МАГИЧЕСКИЙ РЕАЛИЗМ
МАГИЧЕСКИЙ РЕАЛИЗМ
от греч. magos – персидский жрец.
Это понятие было введено в 1960-е годы для того, чтобы показать отличие вошедшей тогда в моду латиноамериканской литературы от классической европейской традиции. С тех пор о магическом реализме говорят как о художественном направлении, «произведения которого, – по характеристике Юрия Борева, – обладают всеми чертами реализма (типизация, художественная правда, не противоречащая правдоподобию и раскрываемая в “формах самой жизни”, правдивость и убедительность деталей и жизненных аксессуаров) и одновременно включают в себя волшебные эпизоды, полные сакрального, мистического или метафизического смысла».
Вскоре, однако, выяснилось, что такие черты присущи не только романам Габриэля Гарсия Маркеса, Алехо Карпентьера, Мигеля Астуриаса, но и произведениям многих писателей советского и постсоветского пространства, которые средствами русского языка пытаются передать иной, чем у русских, национально-культурный и ментальный опыт, иную этническую и конфессиональную идентичность. В этом смысле черты магического реализма, восходящего, как правило, к народным верованиям и состоящего в придании волшебному статуса реального, прослеживались (и прослеживаются) в творчестве абхаза Фазиля Искандера, киргиза Чингиза Айтматова, чукчи Юрия Рытхэу, чуваша Геннадия Айги, корейца Анатолия Кима, таджика Тимура Зульфикарова, нивха Владимира Санги, татарина Равиля Бухараева или осетина Алана Черчесова.

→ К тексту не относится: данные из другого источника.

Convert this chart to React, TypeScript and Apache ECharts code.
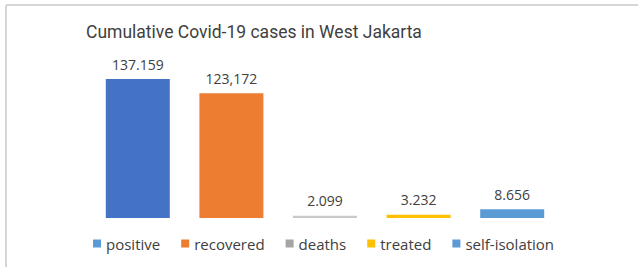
import React, { useEffect, useRef } from "react";
import * as echarts from "echarts";

const categories = ["positive", "recovered", "deaths", "treated", "self-isolation"];
const values = [137159, 123172, 2099, 3232, 8656];
const valueLabels = ["137.159", "123,172", "2.099", "3.232", "8.656"];
const barColors = ["#4472C4", "#ED7D31", "#C9C9C9", "#FFC000", "#5B9BD5"];
const legendColors = ["#5B9BD5", "#ED7D31", "#A5A5A5", "#FFC000", "#5B9BD5"];
const titleText = "Cumulative Covid-19 cases in West Jakarta";

export default function App() {
  const ref = useRef<HTMLDivElement>(null);
  useEffect(() => {
    if (!ref.current) return;
    const chart = echarts.init(ref.current, undefined, { renderer: "svg" });
    const font = "Roboto, 'Noto Sans', sans-serif";
    const font2 = "'Open Sans', Roboto, sans-serif";
    chart.setOption({
      animation: false,
      backgroundColor: "#ffffff",
      title: {
        text: titleText,
        left: 81,
        top: 18,
        textStyle: { fontFamily: font, fontSize: 17.5, fontWeight: "normal", color: "#404040" },
      },
      legend: {
        bottom: 11,
        left: 88,
        itemWidth: 8,
        itemHeight: 8,
        itemGap: 21,
        icon: "rect",
        textStyle: { fontFamily: font2, fontSize: 15, color: "#404040" },
        data: categories.map((c, i) => ({ name: c, itemStyle: { color: legendColors[i] } })),
      },
      grid: { left: 91, right: 79, top: 79, bottom: 49 },
      xAxis: {
        type: "category",
        data: categories,
        show: false,
      },
      yAxis: { type: "value", min: 0, max: "dataMax", show: false },
      graphic: [
        { type: "line", shape: { x1: 6, y1: 5, x2: 638, y2: 5 }, style: { stroke: "#d6d6d6", lineWidth: 2 } },
        { type: "line", shape: { x1: 6, y1: 5, x2: 6, y2: 267 }, style: { stroke: "#d6d6d6", lineWidth: 2 } },
      ],
      series: categories.map((c, i) => ({
        name: c,
        type: "bar",
        barWidth: 64,
        barGap: "-100%",
        itemStyle: { color: barColors[i] },
        data: categories.map((_, j) => (j === i ? values[i] : null)),
        label: {
          show: true,
          position: "top",
          distance: 8,
          fontFamily: font2,
          fontSize: 14,
          color: "#404040",
          formatter: () => valueLabels[i],
        },
      })),
    });
    return () => chart.dispose();
  }, []);
  return <div ref={ref} style={{ position: "fixed", left: 0, top: 0, width: 638, height: 267 }} />;
}
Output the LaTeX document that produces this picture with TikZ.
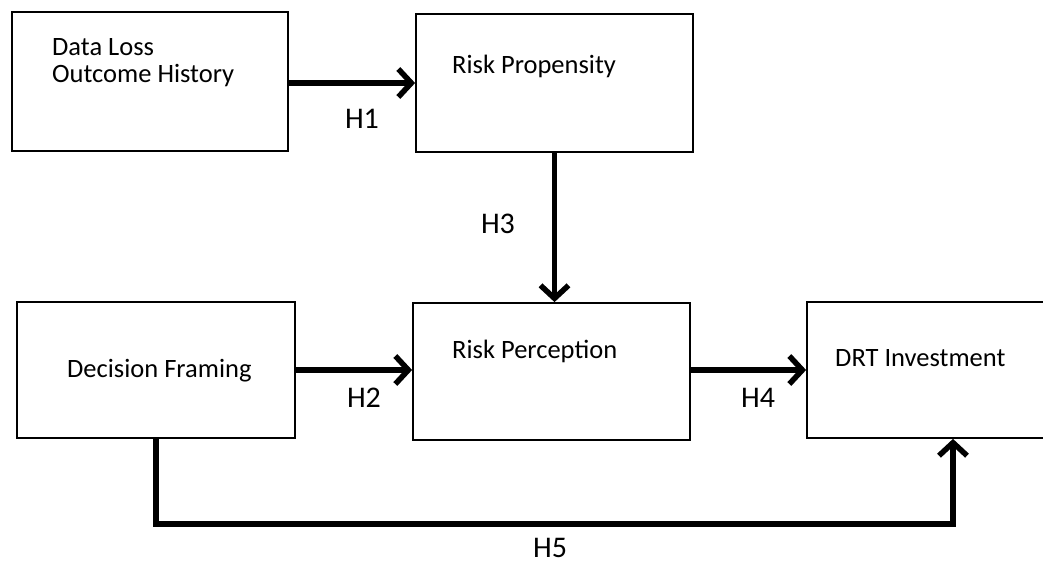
\documentclass[tikz,border=0pt]{standalone}
\usepackage{fontspec}
\setmainfont{Carlito}
\usetikzlibrary{arrows.meta,positioning}

\begin{document}
\begin{tikzpicture}[x=1pt,y=-1pt,
      every node/.style={font=\fontsize{26.5}{27}\selectfont},
      box/.style={draw,line width=1.8pt,inner sep=0pt},
      txt/.style={inner sep=0pt,anchor=base west,align=left},
      hlab/.style={font=\fontsize{30}{32}\selectfont,inner sep=0pt,text depth=0pt,anchor=base},
      conn/.style={line width=5.5pt,-{Straight Barb[length=13pt,width=28pt]}}]
    \clip (0,0) rectangle (1043,566);
    % boxes
    \node[box,minimum width=276pt,minimum height=139pt] (hist)  at (150,81.5) {};
    \node[box,minimum width=277pt,minimum height=138pt] (prop)  at (554.5,83) {};
    \node[box,minimum width=278pt,minimum height=136pt] (frame) at (156,370) {};
    \node[box,minimum width=277pt,minimum height=137pt] (perc)  at (551.5,371.5) {};
    \node[box,minimum width=292pt,minimum height=136pt] (drt)   at (953,370) {};
    % box texts
    \node[txt] (histtxt)  at (52,82)   {Data Loss\\Outcome History};
    \node[txt] (proptxt)  at (452,73)  {Risk Propensity};
    \node[txt] (frametxt) at (67,377)  {Decision Framing};
    \node[txt] (perctxt)  at (452,358) {Risk Perception};
    \node[txt] (drttxt)   at (835,366) {DRT Investment};
    % connectors
    \coordinate (bend) at (156,524);
    \draw[conn] (hist.east |- prop.west) -- (prop.west);
    \draw[conn] (prop.south) -- (prop.south |- perc.north);
    \draw[conn] (frame.east) -- (frame.east -| perc.west);
    \draw[conn] (perc.east |- frame.east) -- (frame.east -| drt.west);
    \draw[conn] (frame.south) -- (bend) -| (drt.south);
    % hypothesis labels
    \foreach \h/\x/\y in {1/362/128,2/364/407,3/498/233,4/758/407,5/550/557}
      \node[hlab] (h\h) at (\x,\y) {H\h};
\end{tikzpicture}
\end{document}
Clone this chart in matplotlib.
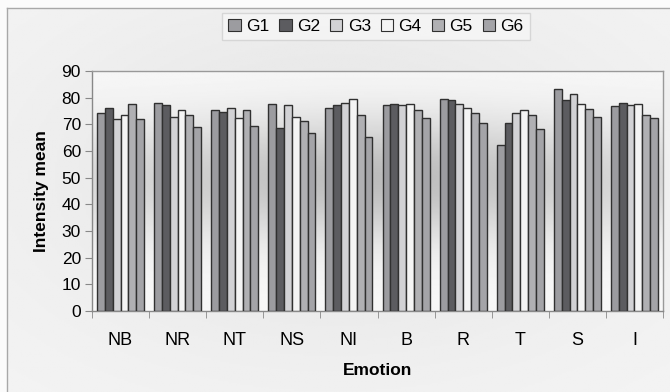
import numpy as np
import matplotlib
matplotlib.use("Agg")
import matplotlib.pyplot as plt
from matplotlib.patches import Patch

plt.rcParams['font.family'] = ['Liberation Sans', 'DejaVu Sans']

categories = ["NB", "NR", "NT", "NS", "NI", "B", "R", "T", "S", "I"]
groups = ["G1", "G2", "G3", "G4", "G5", "G6"]
G1 = [74.3, 78.1, 75.5, 77.8, 76.3, 77.1, 79.4, 62.2, 83.2, 76.8]
G2 = [76.0, 77.2, 74.7, 68.6, 77.2, 77.8, 79.1, 70.5, 79.1, 78.1]
G3 = [71.9, 72.9, 76.0, 77.3, 78.1, 77.2, 77.8, 74.3, 81.2, 77.3]
G4 = [73.4, 75.5, 72.5, 72.9, 79.4, 77.8, 76.3, 75.2, 77.8, 77.8]
G5 = [77.8, 73.4, 75.5, 71.2, 73.4, 75.2, 74.4, 73.4, 75.9, 73.4]
G6 = [72.0, 69.0, 69.4, 66.9, 65.1, 72.5, 70.4, 68.2, 72.9, 72.5]
series = [G1, G2, G3, G4, G5, G6]
colors = ["#9c9ca0", "#5c5c60", "#d2d2d5", "#f4f4f4", "#b0b0b3", "#a4a4a8"]

fig = plt.figure(figsize=(6.7, 3.92), dpi=100)

# figure background gradient
bg = fig.add_axes([0, 0, 1, 1], zorder=-10)
yy, xx = np.mgrid[-1:1:200j, -1:1:300j]
d = np.exp(-((xx / 0.9) ** 2) - ((yy + 0.1) / 0.9) ** 2)
bgimg = 0.955 - 0.06 * d
bg.imshow(bgimg, cmap="gray", vmin=0, vmax=1, aspect="auto", extent=[0, 1, 0, 1])
bg.set_xlim(0, 1); bg.set_ylim(0, 1)
bg.axis("off")
bg.fill_between([0, 1], 0.9796, 1, color="#fbfbfb", zorder=1)
bg.fill_between([0, 0.0104], 0, 1, color="#fbfbfb", zorder=1)
bg.plot([0.0104, 0.0104], [0, 0.9796], color="#a8a8a8", lw=1, zorder=2)
bg.plot([0.0104, 1], [0.9796, 0.9796], color="#a8a8a8", lw=1, zorder=2)

ax = fig.add_axes([0.1373, 0.2066, 0.8523, 0.6123])
ax.set_facecolor("none")

# plot area gradient
py, px = np.mgrid[-1:1:200j, -1:1:300j]
g = np.exp(-((py + 0.1) / 0.5) ** 2) * (0.45 + 0.55 * np.exp(-(px / 0.7) ** 2))
pimg = 0.97 - 0.23 * g
ax.imshow(pimg, cmap="gray", vmin=0, vmax=1, aspect="auto",
          extent=[-0.5, len(categories) - 0.5, 0, 90], zorder=0)

n = len(groups)
width = 0.137
x = np.arange(len(categories))
for i, (vals, c) in enumerate(zip(series, colors)):
    offs = (i - (n - 1) / 2) * width
    ax.bar(x + offs, vals, width, color=c, edgecolor="#303030", linewidth=1.0,
           zorder=3, label=groups[i])

ax.set_xlim(-0.5, len(categories) - 0.5)
ax.set_ylim(0, 90)
ax.set_yticks(np.arange(0, 91, 10))
ax.set_xticks(x)
ax.set_xticklabels(categories, fontsize=13)
ax.set_xticks(np.arange(-0.5, len(categories), 1), minor=True)
ax.tick_params(axis="x", which="major", length=0, pad=15)
ax.tick_params(axis="x", which="minor", length=5, color="#888888", direction="out")
ax.tick_params(axis="y", length=5, color="#888888", direction="out", labelsize=12.5, pad=3)
for s in ax.spines.values():
    s.set_color("#999999")
    s.set_linewidth(1.0)
ax.spines["left"].set_color("#888888")
ax.spines["bottom"].set_color("#888888")

ax.set_ylabel("Intensity mean", fontsize=12.5, fontweight="bold", labelpad=9)
ax.set_xlabel("Emotion", fontsize=12.5, fontweight="bold", labelpad=10)

handles = [Patch(facecolor=c, edgecolor="#303030", linewidth=0.8) for c in colors]
leg = fig.legend(handles, groups, loc="center", bbox_to_anchor=(376 / 670, 1 - 26.5 / 392),
                 ncol=6, fontsize=12.5, frameon=True, fancybox=False,
                 handlelength=0.7, handleheight=0.7, handletextpad=0.3,
                 columnspacing=0.6, borderpad=0.35)
leg.get_frame().set_edgecolor("#d0d0d0")
leg.get_frame().set_facecolor("#f6f6f6")
leg.get_frame().set_linewidth(1.0)

fig.savefig("out.png", dpi=100)
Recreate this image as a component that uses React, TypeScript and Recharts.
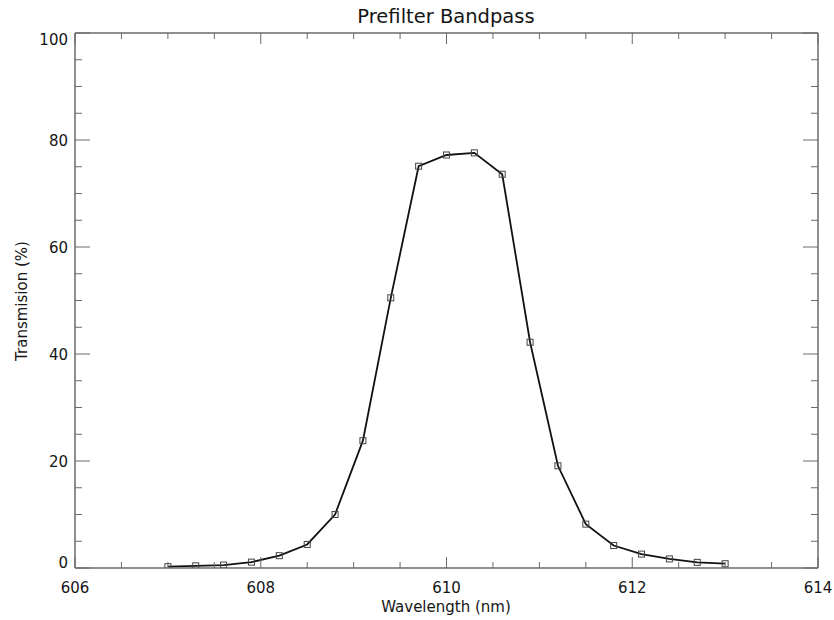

Являясь неотъемлемой, но особой частью русской литературы, их творчество так же соотносится с нею, как русская литература соотносится с мировой, а испытание жизнью в условиях Советской империи можно интерпретировать и как пролог к испытанию, в которое глобализм втягивает ныне, уже после распада империи, каждую из культур, стремящихся сохранить свою национально-культурную идентичность.
Писатели, для которых характерен такого рода культурный дуализм, чувствуют себя одновременно питомцами и своего этноса, и русской культуры, что порождает и специфически двоящийся, – как называют его критики, – стиль магического реализма, и стремление видеть за явлениями, самыми, казалось бы, обыденными, но экзотичными с точки зрения европейца, их экзистенциальную, бытийную природу. Социальная действительность, как правило, трактуется этими писателями с позиций простодушного и пока не испорченного цивилизацией наблюдателя, так что механизм остранения, изученный еще Виктором Шкловским, работает в полную силу, а архаика подается не как сугубо этнографический материал, но как потенциально очень важный смысло– и образопорождающий ресурс. Поэтому все магические реалисты – по определению мифотворцы, стремящиеся из осколков этнической культуры собрать, будто паззл, свою гармонически непротиворечивую картину мира. И поэтому же, надо думать, практически за всеми авторами, работающими в этой манере, у нас закрепилась репутация писателей-философов или, по крайней мере, мудрецов, частью основанная на реальных свойствах их литературного дарования, а частью искусно культивируемая, поддерживаемая продуманной стратегией творческого поведения. И хорошо, заметим кстати, «конвертирующаяся» в переводы на другие языки, в признание международным сообществом их творчества как наглядного проявления естественного мультикультурализма.